*WORK INSTRUCTIONS*: Extract each line from the entries below that has the string "this" in it.

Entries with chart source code
(begin)
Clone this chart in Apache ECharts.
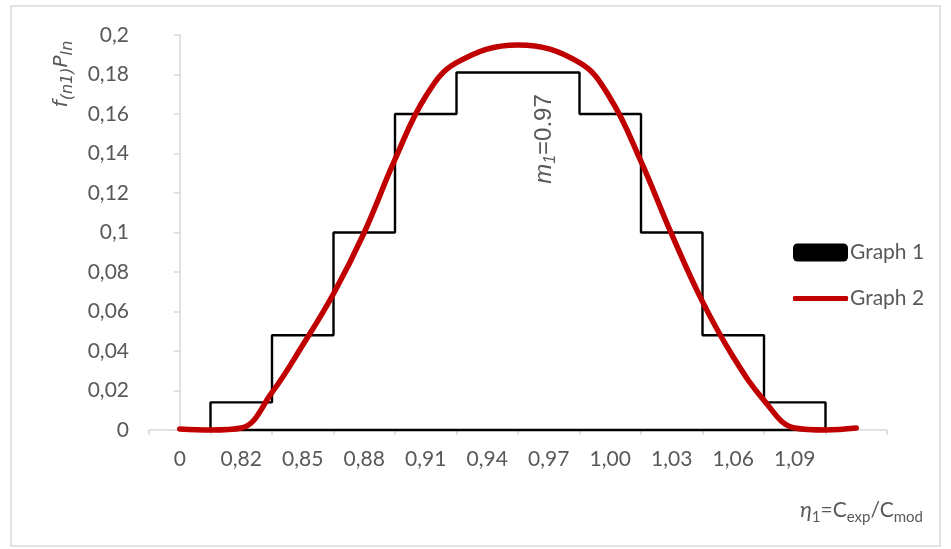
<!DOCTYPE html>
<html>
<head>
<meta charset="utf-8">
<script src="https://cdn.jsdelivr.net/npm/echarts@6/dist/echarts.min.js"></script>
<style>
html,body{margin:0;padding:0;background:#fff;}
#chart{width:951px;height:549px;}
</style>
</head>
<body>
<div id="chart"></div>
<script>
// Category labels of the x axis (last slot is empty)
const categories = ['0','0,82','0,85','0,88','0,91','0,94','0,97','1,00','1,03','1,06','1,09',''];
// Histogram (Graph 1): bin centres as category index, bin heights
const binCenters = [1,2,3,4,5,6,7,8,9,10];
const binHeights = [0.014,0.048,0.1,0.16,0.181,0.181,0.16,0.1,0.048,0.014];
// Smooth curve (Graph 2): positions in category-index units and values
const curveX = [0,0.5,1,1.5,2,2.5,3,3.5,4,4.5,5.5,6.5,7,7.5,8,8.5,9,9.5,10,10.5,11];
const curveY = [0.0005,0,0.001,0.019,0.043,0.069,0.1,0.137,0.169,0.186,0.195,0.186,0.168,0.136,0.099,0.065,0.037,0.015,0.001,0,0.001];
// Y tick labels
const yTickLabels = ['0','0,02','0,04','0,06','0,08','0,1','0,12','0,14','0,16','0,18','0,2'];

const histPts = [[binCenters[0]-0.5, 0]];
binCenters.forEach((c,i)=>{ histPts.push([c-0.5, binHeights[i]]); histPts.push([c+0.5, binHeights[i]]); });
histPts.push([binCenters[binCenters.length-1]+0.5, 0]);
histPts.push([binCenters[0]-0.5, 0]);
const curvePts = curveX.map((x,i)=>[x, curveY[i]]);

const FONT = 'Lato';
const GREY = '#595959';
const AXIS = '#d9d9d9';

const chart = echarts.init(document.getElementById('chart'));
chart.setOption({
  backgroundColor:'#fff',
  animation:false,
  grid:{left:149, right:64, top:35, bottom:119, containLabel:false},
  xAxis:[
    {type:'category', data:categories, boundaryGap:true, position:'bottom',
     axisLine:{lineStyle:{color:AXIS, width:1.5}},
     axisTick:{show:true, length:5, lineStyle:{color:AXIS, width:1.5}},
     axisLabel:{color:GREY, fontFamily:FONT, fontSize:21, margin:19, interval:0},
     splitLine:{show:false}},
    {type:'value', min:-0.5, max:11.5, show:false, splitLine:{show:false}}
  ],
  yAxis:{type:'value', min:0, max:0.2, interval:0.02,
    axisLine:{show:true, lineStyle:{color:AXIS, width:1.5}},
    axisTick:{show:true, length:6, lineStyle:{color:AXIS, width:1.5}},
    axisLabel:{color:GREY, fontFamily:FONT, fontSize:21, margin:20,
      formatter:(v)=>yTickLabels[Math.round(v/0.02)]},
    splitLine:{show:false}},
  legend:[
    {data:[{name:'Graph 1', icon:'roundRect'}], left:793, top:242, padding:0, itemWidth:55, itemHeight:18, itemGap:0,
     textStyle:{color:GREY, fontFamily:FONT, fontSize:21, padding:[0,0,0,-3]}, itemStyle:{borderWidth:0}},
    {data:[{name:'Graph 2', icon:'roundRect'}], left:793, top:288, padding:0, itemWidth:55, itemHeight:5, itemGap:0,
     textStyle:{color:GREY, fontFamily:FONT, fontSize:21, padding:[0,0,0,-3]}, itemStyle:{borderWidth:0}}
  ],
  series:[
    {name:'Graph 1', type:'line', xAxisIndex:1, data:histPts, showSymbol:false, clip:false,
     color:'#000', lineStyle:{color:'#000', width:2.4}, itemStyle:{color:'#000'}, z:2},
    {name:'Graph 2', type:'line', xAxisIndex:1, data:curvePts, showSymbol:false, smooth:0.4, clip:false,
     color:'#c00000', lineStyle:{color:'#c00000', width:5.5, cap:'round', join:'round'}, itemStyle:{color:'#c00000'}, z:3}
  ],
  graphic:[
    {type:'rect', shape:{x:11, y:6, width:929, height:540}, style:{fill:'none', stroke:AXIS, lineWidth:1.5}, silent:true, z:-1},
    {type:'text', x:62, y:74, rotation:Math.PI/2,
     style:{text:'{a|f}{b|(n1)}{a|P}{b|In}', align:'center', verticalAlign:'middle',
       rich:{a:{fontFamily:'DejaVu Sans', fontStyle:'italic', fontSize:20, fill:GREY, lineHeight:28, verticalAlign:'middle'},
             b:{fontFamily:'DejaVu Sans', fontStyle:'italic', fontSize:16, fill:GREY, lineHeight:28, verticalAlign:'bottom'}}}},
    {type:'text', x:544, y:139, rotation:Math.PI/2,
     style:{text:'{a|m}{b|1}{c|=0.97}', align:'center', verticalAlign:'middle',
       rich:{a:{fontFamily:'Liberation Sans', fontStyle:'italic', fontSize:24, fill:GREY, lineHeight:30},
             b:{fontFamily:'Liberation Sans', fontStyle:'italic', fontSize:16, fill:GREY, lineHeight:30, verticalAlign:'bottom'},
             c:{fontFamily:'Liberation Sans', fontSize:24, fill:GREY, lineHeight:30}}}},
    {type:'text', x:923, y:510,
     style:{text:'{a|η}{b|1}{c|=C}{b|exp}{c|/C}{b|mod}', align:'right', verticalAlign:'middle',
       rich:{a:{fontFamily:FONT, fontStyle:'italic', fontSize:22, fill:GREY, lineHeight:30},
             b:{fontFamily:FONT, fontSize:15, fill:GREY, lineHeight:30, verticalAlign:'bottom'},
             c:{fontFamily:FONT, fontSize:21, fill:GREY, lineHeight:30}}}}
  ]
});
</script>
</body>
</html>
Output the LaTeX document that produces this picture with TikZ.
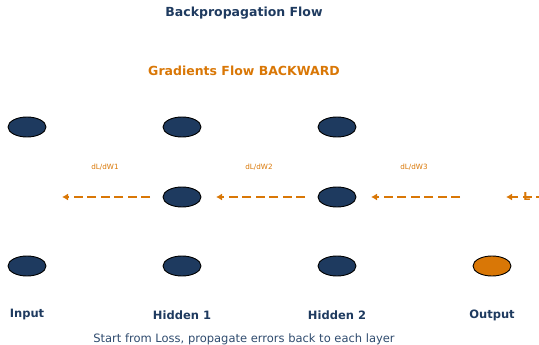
(end)
*EXERCISE ANSWER*:
Clone this chart in Apache ECharts.
Output the LaTeX document that produces this picture with TikZ.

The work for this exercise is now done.